• Exercise brief
Extract, from the listing that follows, each line containing the word "React".
──────── Dataset
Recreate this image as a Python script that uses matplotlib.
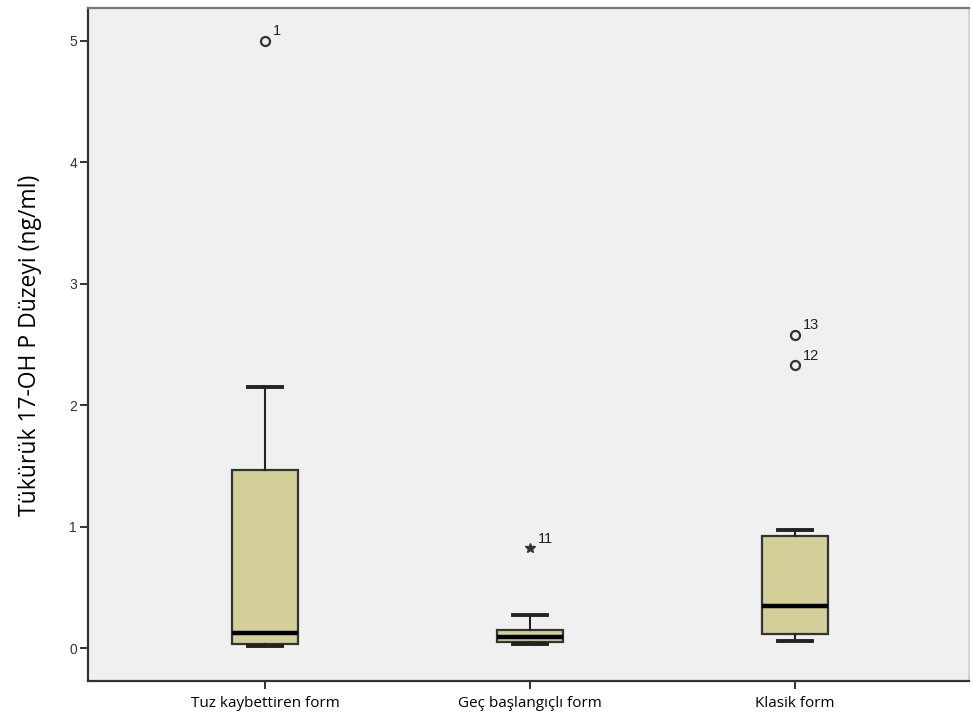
import matplotlib
matplotlib.use("Agg")
import matplotlib.pyplot as plt

# Group names and five-number summaries of salivary 17-OH P (ng/ml)
groups = ["Tuz kaybettiren form", "Geç başlangıçlı form", "Klasik form"]
whisker_low = [0.016, 0.033, 0.058]
q1 = [0.033, 0.050, 0.115]
medians = [0.124, 0.090, 0.346]
q3 = [1.466, 0.148, 0.920]
whisker_high = [2.15, 0.272, 0.97]

# Outliers (circles) and extreme values (stars) with case numbers
outlier_group = [1, 3, 3]
outlier_value = [5.0, 2.33, 2.58]
outlier_case = ["1", "12", "13"]
extreme_group = [2]
extreme_value = [0.82]
extreme_case = ["11"]

y_ticks = [0, 1, 2, 3, 4, 5]
y_label = "Tükürük 17-OH P Düzeyi (ng/ml)"

fig = plt.figure(figsize=(9.71, 7.18), dpi=100)
ax = fig.add_axes([88 / 971, 1 - 681 / 718, (969 - 88) / 971, (681 - 8) / 718])
ax.set_facecolor("#f0f0f0")

stats = []
for i in range(len(groups)):
    stats.append(dict(med=medians[i], q1=q1[i], q3=q3[i],
                      whislo=whisker_low[i], whishi=whisker_high[i],
                      fliers=[], label=groups[i]))

edge = "#222222"
ax.bxp(stats, positions=[1, 2, 3], widths=0.25, showfliers=False,
       patch_artist=True,
       boxprops=dict(facecolor="#d3cf99", edgecolor="#333333", linewidth=1.6),
       medianprops=dict(color="black", linewidth=3.2, solid_capstyle="butt"),
       whiskerprops=dict(color=edge, linewidth=1.5),
       capprops=dict(color=edge, linewidth=2.8),
       capwidths=0.13)

for g, v, c in zip(outlier_group, outlier_value, outlier_case):
    ax.plot(g, v, marker="o", ms=6.5, mfc="none", mec="#333333", mew=1.6, ls="none")
    ax.annotate(c, (g, v), xytext=(6, 4), textcoords="offset points",
                fontsize=10.5, color="#222222", family="Liberation Sans")

for g, v, c in zip(extreme_group, extreme_value, extreme_case):
    ax.plot(g, v, marker="*", ms=7.5, color="#333333", ls="none")
    ax.annotate(c, (g, v), xytext=(6, 4), textcoords="offset points",
                fontsize=10.5, color="#222222", family="Liberation Sans")

ax.set_xlim(1 - 177 / 265, 3 + 174 / 265)
ax.set_ylim(-(681 - 648) / 121.4, (648 - 8) / 121.4)

ax.set_yticks(y_ticks)
ax.set_yticklabels([str(t) for t in y_ticks], family="Liberation Sans",
                   fontsize=10, color="#333333")
ax.set_xticks([1, 2, 3])
ax.set_xticklabels(groups, family="Open Sans", fontsize=11, color="black")
ax.tick_params(axis="both", direction="out", length=6, width=1.4, color="#333333")
ax.tick_params(axis="x", pad=5)
ax.tick_params(axis="y", pad=2)

for side in ["left", "bottom"]:
    ax.spines[side].set_color("#333333")
    ax.spines[side].set_linewidth(1.6)
for side in ["top"]:
    ax.spines[side].set_color("#777777")
    ax.spines[side].set_linewidth(1.6)
ax.spines["right"].set_color("#cccccc")
ax.spines["right"].set_linewidth(1.2)

fig.text(30 / 971, 1 - 345 / 718, y_label, rotation=90, ha="center", va="center",
         family="Open Sans", fontsize=16.5, color="black")

fig.savefig("out.png", dpi=100)
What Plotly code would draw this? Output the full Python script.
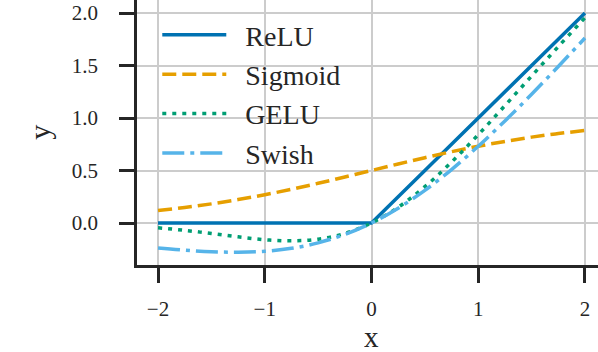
import plotly.graph_objects as go

# Sample positions and values
x_vals = [-2.0, -1.75, -1.5, -1.25, -1.0, -0.75, -0.5, -0.25, 0.0,
          0.25, 0.5, 0.75, 1.0, 1.25, 1.5, 1.75, 2.0]
relu_vals = [0.0, 0.0, 0.0, 0.0, 0.0, 0.0, 0.0, 0.0, 0.0,
             0.25, 0.5, 0.75, 1.0, 1.25, 1.5, 1.75, 2.0]
sigmoid_vals = [0.119, 0.148, 0.182, 0.223, 0.269, 0.321, 0.378, 0.438, 0.5,
                0.562, 0.622, 0.679, 0.731, 0.777, 0.818, 0.852, 0.881]
gelu_vals = [-0.046, -0.070, -0.100, -0.132, -0.159, -0.170, -0.154, -0.100, 0.0,
             0.150, 0.346, 0.580, 0.841, 1.118, 1.400, 1.680, 1.955]
swish_vals = [-0.238, -0.259, -0.274, -0.278, -0.269, -0.241, -0.189, -0.109, 0.0,
              0.141, 0.311, 0.509, 0.731, 0.972, 1.226, 1.491, 1.762]

series_names = ["ReLU", "Sigmoid", "GELU", "Swish"]
series_values = [relu_vals, sigmoid_vals, gelu_vals, swish_vals]
colors = ["#0072B2", "#E69F00", "#009E73", "#56B4E9"]
dashes = ["solid", "14px,6px", "4px,6px", "22px,6px,4px,6px"]
shapes = ["linear", "spline", "spline", "spline"]

x_ticks = [-2, -1, 0, 1, 2]
y_ticks = [0.0, 0.5, 1.0, 1.5, 2.0]
y_tick_text = ["0.0", "0.5", "1.0", "1.5", "2.0"]

FONT = "'Liberation Serif', 'DejaVu Serif', serif"
INK = "#262626"

fig = go.Figure()
for name, vals, c, d, s in zip(series_names, series_values, colors, dashes, shapes):
    fig.add_trace(go.Scatter(
        x=x_vals, y=vals, mode="lines", name="\u00a0\u00a0" + name,
        line=dict(color=c, width=3.5, dash=d, shape=s),
    ))

axis_common = dict(
    showline=True, linewidth=2.5, linecolor=INK, mirror=False,
    ticks="outside", ticklen=15, tickwidth=2.5, tickcolor=INK,
    showgrid=True, gridcolor="#cccccc", gridwidth=2,
    zeroline=False, automargin=False,
    tickfont=dict(family=FONT, size=21, color=INK),
)

fig.update_xaxes(range=[-2.197, 2.122], tickvals=x_ticks,
                 ticklabelstandoff=8, **axis_common)
fig.update_yaxes(range=[-0.40, 2.124], tickvals=y_ticks, ticktext=y_tick_text,
                 ticklabelstandoff=17, **axis_common)

fig.add_annotation(text="x", x=0, xref="x", y=-0.272, yref="paper",
                   yanchor="middle", height=22, showarrow=False,
                   font=dict(family=FONT, size=29, color=INK))
fig.add_annotation(text="y", x=-0.212, xref="paper", y=0.5, yref="paper",
                   xanchor="center", yanchor="middle", textangle=-90, showarrow=False,
                   font=dict(family=FONT, size=30, color=INK))

fig.update_layout(
    width=598, height=352,
    margin=dict(l=137, r=0, t=0, b=87, autoexpand=False),
    paper_bgcolor="white", plot_bgcolor="white",
    showlegend=True,
    legend=dict(
        x=0.044, y=0.962, xanchor="left", yanchor="top",
        bgcolor="rgba(0,0,0,0)", borderwidth=0,
        font=dict(family=FONT, size=28, color=INK),
        itemwidth=64,
    ),
)

fig.write_html("out.html",
               config={"displayModeBar": False},
               post_script="document.body.style.margin='0';document.body.style.padding='0';")
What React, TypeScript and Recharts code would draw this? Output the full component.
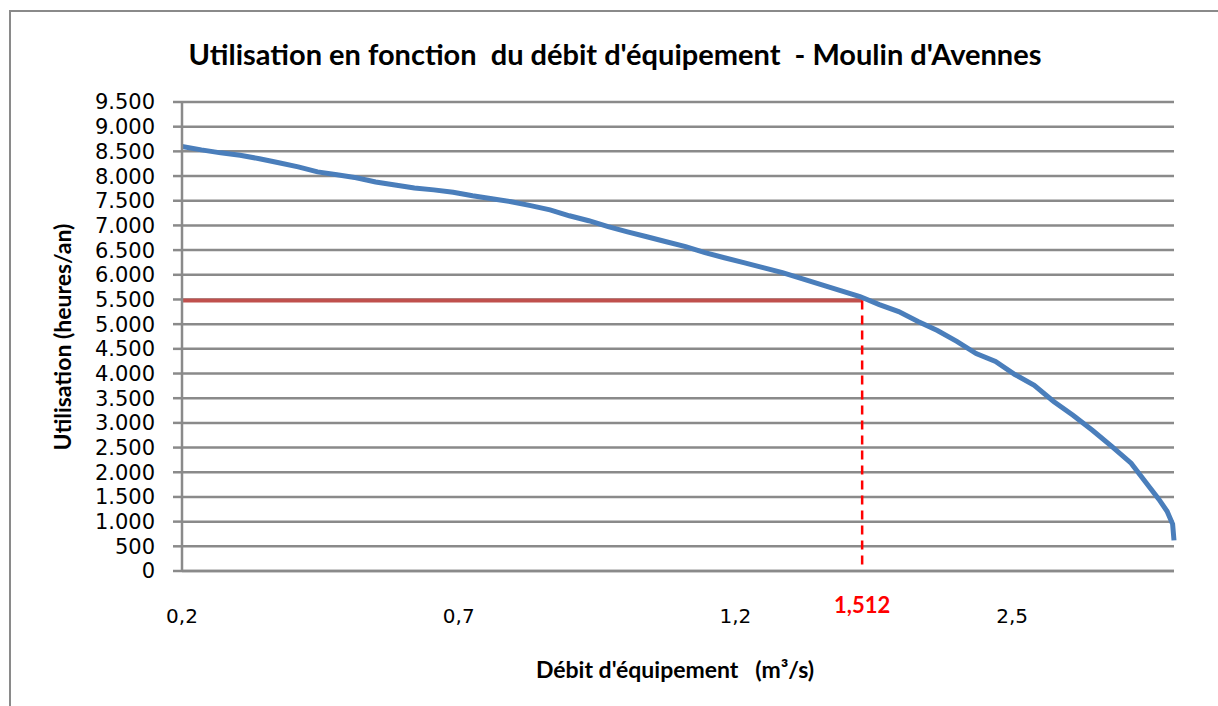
import React from 'react';
import {
  LineChart,
  Line,
  XAxis,
  YAxis,
  CartesianGrid,
  ReferenceLine
} from 'recharts';

// x positions follow the category spacing of the original sheet (0,2 -> 0, 0,7 -> 1, ...)
const positions = [
  0, 0.07, 0.14, 0.21, 0.28, 0.35, 0.42, 0.49, 0.56, 0.63, 0.7, 0.77, 0.84, 0.91, 0.98,
  1.05, 1.12, 1.19, 1.26, 1.33, 1.4, 1.47, 1.54, 1.61, 1.68, 1.75, 1.82, 1.89, 1.96,
  2.03, 2.1, 2.17, 2.24, 2.31, 2.38, 2.45, 2.52, 2.59, 2.66, 2.73, 2.8, 2.87, 2.94,
  3.01, 3.08, 3.15, 3.22, 3.29, 3.36, 3.43, 3.48, 3.53, 3.56, 3.58, 3.585
];
const heures = [
  8600, 8530, 8470, 8420, 8350, 8270, 8185, 8085, 8025, 7965, 7880, 7820, 7760, 7720, 7670,
  7600, 7540, 7480, 7400, 7315, 7195, 7095, 6975, 6870, 6770, 6670, 6570, 6450, 6345,
  6245, 6145, 6045, 5920, 5800, 5680, 5560, 5395, 5255, 5055, 4870, 4650, 4405, 4245,
  3980, 3760, 3435, 3155, 2850, 2525, 2185, 1820, 1455, 1210, 950, 620
];

const xTickPositions = [0, 1, 2, 2.458, 3];
const xTickLabels = ['0,2', '0,7', '1,2', '1,512', '2,5'];
const yTicks = [0, 500, 1000, 1500, 2000, 2500, 3000, 3500, 4000, 4500, 5000, 5500, 6000, 6500, 7000, 7500, 8000, 8500, 9000, 9500];

const markerPos = 2.458;
const markerHeures = 5480;

const data = positions.map((pos, i) => ({ pos, heures: heures[i] }));

const GRID = '#8a8a8a';
const TITLE_FONT = 'Lato, "Open Sans", sans-serif';
const TICK_FONT = '"DejaVu Sans", sans-serif';

const formatThousands = (v: number) =>
  v >= 1000 ? `${Math.floor(v / 1000)}.${String(v % 1000).padStart(3, '0')}` : String(v);

const XTick = (props: any) => {
  const { x, y, payload } = props;
  const i = xTickPositions.indexOf(payload.value);
  const highlight = payload.value === markerPos;
  if (highlight) {
    return (
      <text x={x} y={y + 42} textAnchor="middle" fill="#ff0000" fontFamily={TITLE_FONT} fontWeight={700} fontSize={22}>
        {xTickLabels[i]}
      </text>
    );
  }
  return (
    <text x={x} y={y + 52} textAnchor="middle" fill="#000" fontFamily={TICK_FONT} fontSize={20}>
      {xTickLabels[i]}
    </text>
  );
};

export default function App() {
  return (
    <div style={{ position: 'absolute', left: 0, top: 0, width: 1218, height: 706, overflow: 'hidden', background: '#fff' }}>
      <div style={{ position: 'absolute', left: 9, top: 10, width: 1400, height: 900, borderLeft: `2px solid ${GRID}`, borderTop: `2px solid ${GRID}` }} />
      <div style={{ position: 'absolute', left: 615, top: 53, transform: 'translate(-50%, -50%)', fontFamily: TITLE_FONT, fontWeight: 700, fontSize: 29, color: '#000', whiteSpace: 'pre' }}>
        {"Utilisation en fonction  du débit d'équipement  - Moulin d'Avennes"}
      </div>
      <div style={{ position: 'absolute', left: 62, top: 337, transform: 'translate(-50%, -50%) rotate(-90deg)', fontFamily: TITLE_FONT, fontWeight: 700, fontSize: 23, color: '#000', whiteSpace: 'pre' }}>
        Utilisation (heures/an)
      </div>
      <div style={{ position: 'absolute', left: 675, top: 669, transform: 'translate(-50%, -50%)', fontFamily: TITLE_FONT, fontWeight: 700, fontSize: 23, color: '#000', whiteSpace: 'pre' }}>
        {"Débit d'équipement   (m³/s)"}
      </div>
      <div style={{ position: 'absolute', left: 0, top: 0 }}>
        <LineChart width={1218} height={706} data={data} margin={{ top: 102, right: 44, bottom: 105, left: 0 }}>
          <CartesianGrid vertical={false} stroke={GRID} strokeWidth={2.5} />
          <XAxis
            type="number"
            dataKey="pos"
            domain={[0, 3.585]}
            ticks={xTickPositions}
            interval={0}
            tickLine={false}
            axisLine={{ stroke: GRID, strokeWidth: 2.5 }}
            tickSize={0}
            tickMargin={0}
            height={30}
            tick={XTick}
          />
          <YAxis
            type="number"
            domain={[0, 9500]}
            ticks={yTicks}
            interval={0}
            width={182}
            tickSize={9}
            tickMargin={18}
            tickLine={{ stroke: GRID, strokeWidth: 2.5 }}
            axisLine={{ stroke: GRID, strokeWidth: 2.5 }}
            tickFormatter={formatThousands}
            tick={{ fill: '#000', fontSize: 21, fontFamily: TICK_FONT }}
          />
          <ReferenceLine
            segment={[{ x: 0, y: markerHeures }, { x: markerPos, y: markerHeures }]}
            stroke="#c0504d"
            strokeWidth={4}
          />
          <ReferenceLine
            segment={[{ x: markerPos, y: markerHeures }, { x: markerPos, y: 0 }]}
            stroke="#ff0000"
            strokeWidth={2.5}
            strokeDasharray="9 6"
          />
          <Line
            type="linear"
            dataKey="heures"
            stroke="#4a7ebb"
            strokeWidth={5}
            dot={false}
            isAnimationActive={false}
          />
        </LineChart>
      </div>
    </div>
  );
}
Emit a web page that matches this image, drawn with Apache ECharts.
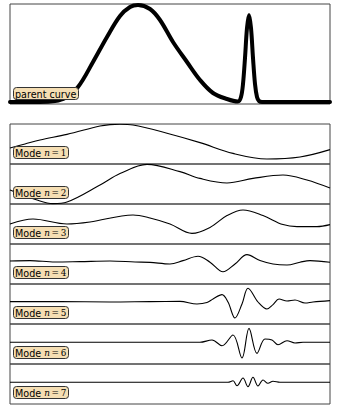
<!DOCTYPE html>
<html>
<head>
<meta charset="utf-8">
<script src="https://cdn.jsdelivr.net/npm/echarts@6/dist/echarts.min.js"></script>
<style>html,body{margin:0;padding:0;background:#fff;}#c{width:340px;height:408px;}</style>
</head>
<body>
<div id="c"></div>
<script>
// ---- data (x = sample position, 0..320) ----
const parentX = [0, 30, 45, 55, 68, 83, 97, 110, 120, 128, 140, 150, 163, 177, 190, 203, 217, 228, 231, 233, 235, 237, 239, 241, 243, 245, 247, 249, 252, 270, 320];
const parentCurve = [0.02, 0.02, 0.03, 0.06, 0.17, 0.42, 0.67, 0.88, 0.97, 0.99, 0.95, 0.84, 0.62, 0.42, 0.24, 0.11, 0.05, 0.025, 0.07, 0.2, 0.46, 0.76, 0.89, 0.76, 0.46, 0.2, 0.07, 0.03, 0.02, 0.02, 0.02];

const mode1X = [0, 15, 30, 57, 90, 100, 110, 123, 157, 190, 223, 257, 290, 320];
const mode1 = [-0.2, 0, 0.2, 0.48, 0.9, 0.97, 0.99, 0.95, 0.54, 0.07, -0.47, -0.75, -0.65, -0.28];

const mode2X = [0, 27, 43, 57, 90, 110, 137, 170, 190, 217, 243, 273, 297, 320];
const mode2 = [-0.3, -0.8, -0.98, -0.9, -0.05, 0.52, 0.98, 0.62, 0.28, 0.05, 0.28, 0.45, 0.2, -0.2];

const mode3X = [0, 23, 57, 80, 123, 140, 160, 182, 200, 217, 233, 253, 273, 287, 307, 320];
const mode3 = [0, 0.25, 0, 0.1, 0.45, 0.3, 0, -0.47, -0.17, 0.42, 0.7, 0.42, -0.03, -0.13, -0.13, -0.03];

const mode4X = [0, 20, 45, 70, 100, 125, 140, 160, 173, 188, 200, 213, 225, 237, 250, 263, 277, 290, 300, 320];
const mode4 = [0.15, 0.17, 0.1, 0.12, 0.15, 0.1, 0.08, 0, 0.17, 0.39, 0.09, -0.39, 0, 0.47, 0.17, 0, -0.05, 0.09, 0.17, 0.09];

const mode5X = [0, 50, 100, 140, 170, 187, 197, 203, 212, 218, 225, 232, 238, 248, 257, 263, 269, 277, 285, 295, 303, 320];
const mode5 = [0.12, 0.12, 0.1, 0.12, 0.13, 0, 0.07, 0.25, 0.47, 0.1, -0.7, 0, 0.79, 0.1, -0.25, -0.03, 0.25, 0.15, 0.2, 0.05, 0.1, 0.17];

const mode6X = [0, 170, 190, 202, 212, 223, 232, 239, 247, 255, 262, 268, 277, 285, 293, 320];
const mode6 = [0.085, 0.085, 0.085, 0.2, -0.085, 0.45, -0.7, 0.78, -0.47, 0.25, 0.2, -0.035, 0.165, 0.05, 0.085, 0.085];

const mode7X = [0, 218, 223, 227, 233, 238, 243, 248, 253, 258, 263, 270, 320];
const mode7 = [0.085, 0.085, 0.165, -0.085, 0.3, -0.135, 0.335, -0.1, 0.2, 0.035, 0.135, 0.085, 0.085];

const parentLabel = 'parent curve';
const modeNumbers = ['1', '2', '3', '4', '5', '6', '7'];

// ---- build option ----
const modeXs = [mode1X, mode2X, mode3X, mode4X, mode5X, mode6X, mode7X];
const modeYs = [mode1, mode2, mode3, mode4, mode5, mode6, mode7];
const pairs = (xs, ys) => xs.map((x, i) => [x, ys[i]]);

const grids = [{ left: 10, width: 320, top: 4, height: 100 }];
for (let i = 0; i < 7; i++) grids.push({ left: 10, width: 320, top: 124 + 40 * i, height: 40 });
grids.forEach(g => { g.show = true; g.borderColor = '#444'; g.borderWidth = 1; g.backgroundColor = 'transparent'; });

const xAxes = grids.map((g, i) => ({ type: 'value', gridIndex: i, min: 0, max: 320, show: false }));
const yAxes = grids.map((g, i) => i === 0
  ? { type: 'value', gridIndex: 0, min: 0, max: 1, show: false }
  : { type: 'value', gridIndex: i, min: -1, max: 1, show: false });

const series = [{
  type: 'line', xAxisIndex: 0, yAxisIndex: 0, data: pairs(parentX, parentCurve),
  showSymbol: false, smooth: 0.35, lineStyle: { color: '#000', width: 4, cap: 'round', join: 'round' }, silent: true
}];
modeYs.forEach((ys, i) => series.push({
  type: 'line', xAxisIndex: i + 1, yAxisIndex: i + 1, data: pairs(modeXs[i], ys),
  showSymbol: false, smooth: 0.35, lineStyle: { color: '#000', width: 1.1 }, silent: true
}));

const boxStyle = {
  backgroundColor: '#f5deb3', borderColor: '#333', borderWidth: 1, borderRadius: 3, padding: [1, 2, 0, 2], z: 10
};
const titles = [Object.assign({
  text: parentLabel, left: 13, top: 87,
  textStyle: { fontFamily: 'DejaVu Sans', fontSize: 9.6, fontWeight: 'normal', color: '#000', lineHeight: 12 }
}, boxStyle)];
modeNumbers.forEach((n, i) => titles.push(Object.assign({
  text: '{t|Mode }{n|n}{e|\u2009=\u2009' + n + '}',
  left: 13, top: 124 + 40 * i + 22,
  textStyle: {
    fontWeight: 'normal', lineHeight: 12,
    rich: {
      t: { fontFamily: 'DejaVu Sans', fontSize: 9.6, color: '#000', fontWeight: 'normal', lineHeight: 12 },
      n: { fontFamily: 'DejaVu Serif', fontStyle: 'italic', fontSize: 8.8, color: '#000', fontWeight: 'normal', lineHeight: 12 },
      e: { fontFamily: 'DejaVu Serif', fontSize: 8.8, color: '#000', fontWeight: 'normal', lineHeight: 12 }
    }
  }
}, boxStyle)));

const chart = echarts.init(document.getElementById('c'), null, { renderer: 'svg' });
chart.setOption({
  animation: false,
  backgroundColor: '#fff',
  title: titles,
  grid: grids,
  xAxis: xAxes,
  yAxis: yAxes,
  series: series
});
</script>
</body>
</html>
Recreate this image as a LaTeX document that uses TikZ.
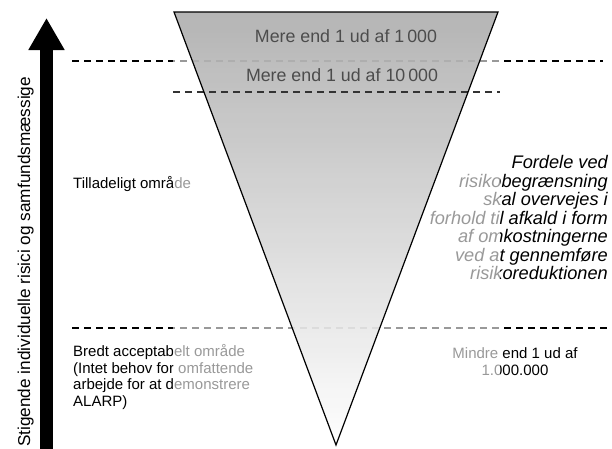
────────────────
• Response to this exercise
What React, TypeScript and Recharts code would draw this? Output the full component.
import React from 'react';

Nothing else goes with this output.